**Supplied data**

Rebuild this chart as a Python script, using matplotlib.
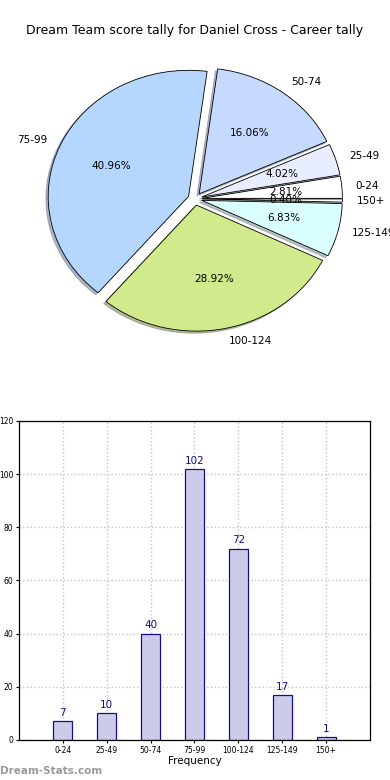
import matplotlib
matplotlib.use("Agg")
import matplotlib.pyplot as plt

categories = ["0-24", "25-49", "50-74", "75-99", "100-124", "125-149", "150+"]
counts = [7, 10, 40, 102, 72, 17, 1]
pie_colors = ["#ffffff", "#e8eeff", "#c6d9ff", "#b4d6ff", "#d0ea8c", "#daffff", "#ffffff"]
explode = [0.05, 0.05, 0.05, 0.05, 0.05, 0.05, 0.05]
yticks = [0, 20, 40, 60, 80, 100, 120]

fig = plt.figure(figsize=(3.9, 7.8), dpi=100)

ax1 = fig.add_axes([0.05, 0.543, 0.9, 0.404])
wedges, texts, autotexts = ax1.pie(counts, labels=categories, colors=pie_colors,
                                    explode=explode, autopct="%.2f%%",
                                    shadow={"ox": -0.012, "oy": -0.012, "shade": 0.5},
                                    startangle=0,
                                    wedgeprops=dict(edgecolor="black", linewidth=0.6),
                                    textprops=dict(fontsize=7.5))
ax1.set_aspect("auto")
ax1.set_xlim(-1.25, 1.25)
ax1.set_ylim(-1.25, 1.25)
fig.text(0.5, 0.961, "Dream Team score tally for Daniel Cross - Career tally",
         ha="center", va="center", fontsize=9)

ax2 = fig.add_axes([0.0487, 0.0513, 0.9, 0.409])
x = list(range(len(categories)))
bars = ax2.bar(x, counts, width=0.43, color="#ccccea", edgecolor="#10108a", linewidth=0.9, zorder=2)
for xi, c in zip(x, counts):
    ax2.text(xi, c + 1.2, str(c), ha="center", va="bottom", fontsize=7.5, color="#10108a")
ax2.set_xlim(-1, 7)
ax2.set_ylim(0, 120)
ax2.set_xticks(x)
ax2.set_xticklabels(categories, fontsize=5.5)
ax2.set_yticks(yticks)
ax2.set_yticklabels([str(v) for v in yticks], fontsize=5.5)
ax2.tick_params(length=2, pad=2)
ax2.grid(True, linestyle=":", color="#c4c4c4", linewidth=1.0, zorder=0)
ax2.set_axisbelow(True)
ax2.set_xlabel("Frequency", fontsize=7.5, labelpad=1)
for s in ax2.spines.values():
    s.set_linewidth(0.9)

fig.text(0.0, 0.012, "Dream-Stats.com", fontsize=7.5, color="#999999", fontweight="bold",
         ha="left", va="center")

fig.savefig("out.png", dpi=100)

**What is being asked**
Write out again exactly the lines from the start of the data above through the line containing "fig = plt.figure(figsize=(3.9, 7.8), dpi=100)", inclusive, excluding any pictures.

**Correct result**
Rebuild this chart as a Python script, using matplotlib.
import matplotlib
matplotlib.use("Agg")
import matplotlib.pyplot as plt

categories = ["0-24", "25-49", "50-74", "75-99", "100-124", "125-149", "150+"]
counts = [7, 10, 40, 102, 72, 17, 1]
pie_colors = ["#ffffff", "#e8eeff", "#c6d9ff", "#b4d6ff", "#d0ea8c", "#daffff", "#ffffff"]
explode = [0.05, 0.05, 0.05, 0.05, 0.05, 0.05, 0.05]
yticks = [0, 20, 40, 60, 80, 100, 120]

fig = plt.figure(figsize=(3.9, 7.8), dpi=100)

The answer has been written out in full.